:: Supplied data

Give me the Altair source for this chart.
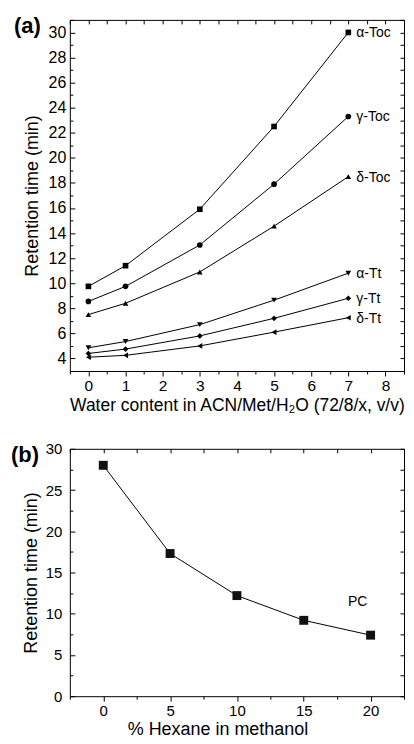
import altair as alt
import pandas as pd

FONT = "Liberation Sans"

# ---------------- Panel (a) data ----------------
water = [0, 1, 3, 5, 7]
series_names = ["α-Toc", "γ-Toc", "δ-Toc", "α-Tt", "γ-Tt", "δ-Tt"]
alpha_toc = [9.75, 11.4, 15.9, 22.5, 30.0]
gamma_toc = [8.55, 9.75, 13.05, 17.9, 23.3]
delta_toc = [7.5, 8.4, 10.9, 14.55, 18.5]
alpha_tt = [4.85, 5.35, 6.7, 8.65, 10.8]
gamma_tt = [4.4, 4.75, 5.8, 7.2, 8.8]
delta_tt = [4.1, 4.25, 5.0, 6.1, 7.25]
series_values = [alpha_toc, gamma_toc, delta_toc, alpha_tt, gamma_tt, delta_tt]
shapes = ["square", "circle", "triangle-up", "triangle-down", "diamond", "triangle-left"]

# ---------------- Panel (b) data ----------------
hexane = [0, 5, 10, 15, 20]
pc_time = [28.0, 17.3, 12.2, 9.2, 7.4]
pc_name = ["PC"]

panel_labels = ["(a)", "(b)"]

rows = []
for n, vals in zip(series_names, series_values):
    for x, v in zip(water, vals):
        rows.append({"x": x, "y": v, "s": n})
df_a = pd.DataFrame(rows)
last_a = df_a[df_a["x"] == water[-1]]

df_b = pd.DataFrame({"x": hexane, "y": pc_time, "s": pc_name * len(hexane)})
last_b = df_b[df_b["x"] == hexane[-1]]

WA, HA = 335, 352
WB, HB = 335, 248


def tick_axis(**kw):
    base = dict(labels=False, domain=False, grid=False, ticks=True,
                tickColor="black", tickWidth=1)
    base.update(kw)
    return alt.Axis(**base)


def ghost(df, xs, ys, xaxis, yaxis):
    if xaxis is not None:
        ex = alt.X("x:Q", scale=xs, axis=xaxis, title=None)
    else:
        ex = alt.X("x:Q", scale=xs, axis=None)
    if yaxis is not None:
        ey = alt.Y("y:Q", scale=ys, axis=yaxis, title=None)
    else:
        ey = alt.Y("y:Q", scale=ys, axis=None)
    return alt.Chart(df).mark_point(opacity=0, size=1).encode(x=ex, y=ey)


def frange(a, b, step):
    out = []
    v = a
    while v <= b + 1e-9:
        out.append(round(v, 4))
        v += step
    return out


# ---------------- Panel (a) ----------------
xa = alt.Scale(domain=[-0.5, 8.5], nice=False, zero=False)
ya = alt.Scale(domain=[3, 31], nice=False, zero=False)

xa_axis = alt.Axis(orient="bottom", values=list(range(0, 9)), format="d",
                   tickSize=5, labelFontSize=15.5, titleFontSize=17.5,
                   labelPadding=3, titlePadding=2, domain=False, grid=False,
                   titleFontWeight="normal", labelFont=FONT, titleFont=FONT,
                   labelColor="black", titleColor="black", tickColor="black")
ya_axis = alt.Axis(orient="left", values=list(range(4, 31, 2)), format="d",
                   ticks=False, labelFontSize=16, titleFontSize=18,
                   labelPadding=4, titlePadding=7, domain=False, grid=False,
                   titleFontWeight="normal", labelFont=FONT, titleFont=FONT,
                   labelColor="black", titleColor="black")

base_a = alt.Chart(df_a)
lines_a = base_a.mark_line(color="black", strokeWidth=1).encode(
    x=alt.X("x:Q", scale=xa, axis=xa_axis, title="Water content in ACN/Met/H₂O (72/8/x, v/v)"),
    y=alt.Y("y:Q", scale=ya, axis=ya_axis, title="Retention time (min)"),
    detail="s:N",
)
points_a = base_a.mark_point(filled=True, color="black", opacity=1, size=32).encode(
    x=alt.X("x:Q", scale=xa, axis=None),
    y=alt.Y("y:Q", scale=ya, axis=None),
    shape=alt.Shape("s:N", scale=alt.Scale(domain=series_names, range=shapes), legend=None),
)
labels_a = alt.Chart(last_a).mark_text(align="left", baseline="middle", dx=8, dy=1, fontSize=14,
                                       font=FONT, color="black").encode(
    x=alt.X("x:Q", scale=xa, axis=None),
    y=alt.Y("y:Q", scale=ya, axis=None),
    text="s:N",
)
tag_a = alt.Chart(pd.DataFrame({"t": [panel_labels[0]]})).mark_text(
    align="left", baseline="top", fontSize=22, fontWeight="bold", font=FONT, color="black"
).encode(x=alt.value(-56), y=alt.value(-4), text="t:N")

g1a = ghost(df_a, xa, ya,
            tick_axis(orient="bottom", values=frange(-0.5, 8.5, 1.0), tickSize=3),
            tick_axis(orient="right", offset=-WA, values=list(range(4, 31, 2)), tickSize=5))
g2a = ghost(df_a, xa, ya,
            tick_axis(orient="bottom", offset=-HA, values=frange(-0.5, 8.5, 0.5), tickSize=4),
            tick_axis(orient="left", offset=-WA, values=list(range(3, 32, 1)), tickSize=4))
g3a = ghost(df_a, xa, ya, None,
            tick_axis(orient="right", offset=-WA, values=list(range(3, 32, 2)), tickSize=3))

panel_a = alt.layer(lines_a, g1a, g2a, g3a, points_a, labels_a, tag_a).resolve_axis(
    x="independent", y="independent").properties(width=WA, height=HA)

# ---------------- Panel (b) ----------------
xb = alt.Scale(domain=[-2.5, 22.5], nice=False, zero=False)
yb = alt.Scale(domain=[0, 30], nice=False, zero=False)

xb_axis = alt.Axis(orient="bottom", values=[0, 5, 10, 15, 20], format="d",
                   tickSize=5, labelFontSize=15, titleFontSize=18,
                   labelPadding=2, titlePadding=2, domain=False, grid=False,
                   titleFontWeight="normal", titleX=148, labelFont=FONT, titleFont=FONT,
                   labelColor="black", titleColor="black", tickColor="black")
yb_axis = alt.Axis(orient="left", values=[0, 5, 10, 15, 20, 25, 30], format="d",
                   ticks=False, labelFontSize=15, titleFontSize=18,
                   labelPadding=8, titlePadding=5, domain=False, grid=False,
                   titleFontWeight="normal", labelFont=FONT, titleFont=FONT,
                   labelColor="black", titleColor="black")

base_b = alt.Chart(df_b)
lines_b = base_b.mark_line(color="black", strokeWidth=1).encode(
    x=alt.X("x:Q", scale=xb, axis=xb_axis, title="% Hexane in methanol"),
    y=alt.Y("y:Q", scale=yb, axis=yb_axis, title="Retention time (min)"),
)
points_b = base_b.mark_point(filled=True, shape="square", color="#111111", opacity=1, size=80).encode(
    x=alt.X("x:Q", scale=xb, axis=None),
    y=alt.Y("y:Q", scale=yb, axis=None),
)
labels_b = alt.Chart(last_b).mark_text(align="center", baseline="middle", dx=-13, dy=-33,
                                       fontSize=14, font=FONT, color="black").encode(
    x=alt.X("x:Q", scale=xb, axis=None),
    y=alt.Y("y:Q", scale=yb, axis=None),
    text="s:N",
)
tag_b = alt.Chart(pd.DataFrame({"t": [panel_labels[1]]})).mark_text(
    align="left", baseline="top", fontSize=22, fontWeight="bold", font=FONT, color="black"
).encode(x=alt.value(-59), y=alt.value(-4), text="t:N")

g1b = ghost(df_b, xb, yb,
            tick_axis(orient="bottom", values=frange(-2.5, 22.5, 5.0), tickSize=3),
            tick_axis(orient="right", offset=-WB, values=[0, 5, 10, 15, 20, 25, 30], tickSize=5))
g2b = ghost(df_b, xb, yb,
            tick_axis(orient="bottom", offset=-HB, values=frange(-2.5, 22.5, 2.5), tickSize=4),
            tick_axis(orient="left", offset=-WB, values=frange(0, 30, 2.5), tickSize=4))
g3b = ghost(df_b, xb, yb, None,
            tick_axis(orient="right", offset=-WB, values=frange(2.5, 27.5, 5.0), tickSize=3))

panel_b = alt.layer(lines_b, g1b, g2b, g3b, points_b, labels_b, tag_b).resolve_axis(
    x="independent", y="independent").properties(width=WB, height=HB)

chart = alt.vconcat(panel_a, panel_b, spacing=78, bounds="flush").properties(
    padding={"left": 2, "top": 5, "right": 0, "bottom": 0},
    background="white",
).configure_view(stroke="black", strokeWidth=1).configure_axis(
    labelFont=FONT, titleFont=FONT, labelColor="black", titleColor="black",
    tickColor="black"
)

chart.save("out.html", embed_options={"renderer": "svg", "actions": False})
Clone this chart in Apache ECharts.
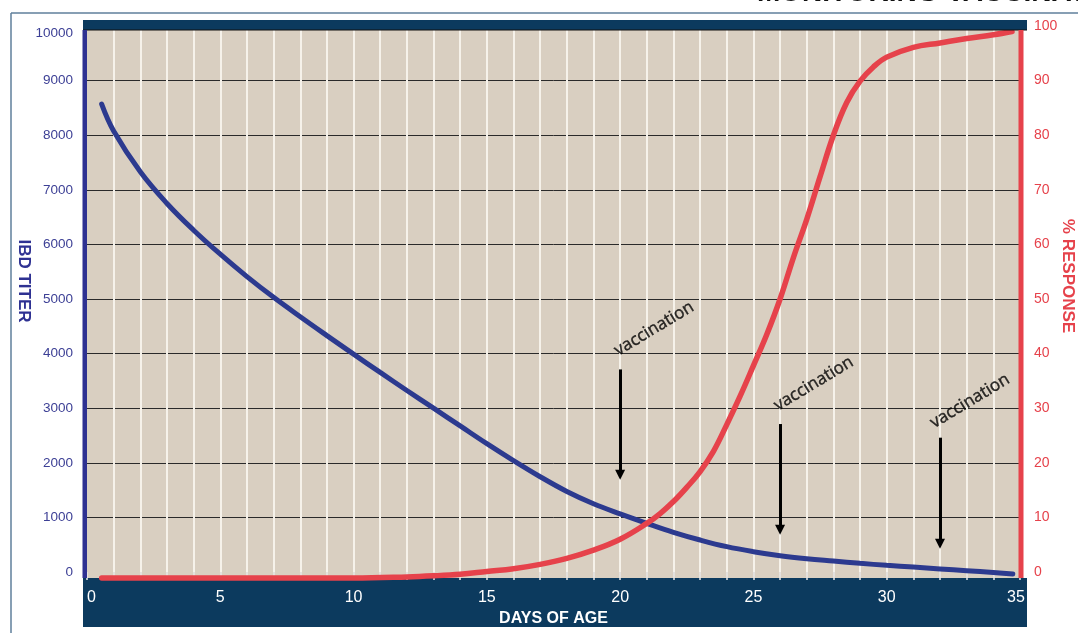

::::

**Exercise instructions:** From the first line of the material down to the line containing "return alt.Axis(**base)", inclusive, return each line exactly, skipping any picture.

**Reply:**
Give me the Altair source for this chart.
import altair as alt
import pandas as pd

FONT = "Liberation Sans"

# ---------------- Panel (a) data ----------------
water = [0, 1, 3, 5, 7]
series_names = ["α-Toc", "γ-Toc", "δ-Toc", "α-Tt", "γ-Tt", "δ-Tt"]
alpha_toc = [9.75, 11.4, 15.9, 22.5, 30.0]
gamma_toc = [8.55, 9.75, 13.05, 17.9, 23.3]
delta_toc = [7.5, 8.4, 10.9, 14.55, 18.5]
alpha_tt = [4.85, 5.35, 6.7, 8.65, 10.8]
gamma_tt = [4.4, 4.75, 5.8, 7.2, 8.8]
delta_tt = [4.1, 4.25, 5.0, 6.1, 7.25]
series_values = [alpha_toc, gamma_toc, delta_toc, alpha_tt, gamma_tt, delta_tt]
shapes = ["square", "circle", "triangle-up", "triangle-down", "diamond", "triangle-left"]

# ---------------- Panel (b) data ----------------
hexane = [0, 5, 10, 15, 20]
pc_time = [28.0, 17.3, 12.2, 9.2, 7.4]
pc_name = ["PC"]

panel_labels = ["(a)", "(b)"]

rows = []
for n, vals in zip(series_names, series_values):
    for x, v in zip(water, vals):
        rows.append({"x": x, "y": v, "s": n})
df_a = pd.DataFrame(rows)
last_a = df_a[df_a["x"] == water[-1]]

df_b = pd.DataFrame({"x": hexane, "y": pc_time, "s": pc_name * len(hexane)})
last_b = df_b[df_b["x"] == hexane[-1]]

WA, HA = 335, 352
WB, HB = 335, 248


def tick_axis(**kw):
    base = dict(labels=False, domain=False, grid=False, ticks=True,
                tickColor="black", tickWidth=1)
    base.update(kw)
    return alt.Axis(**base)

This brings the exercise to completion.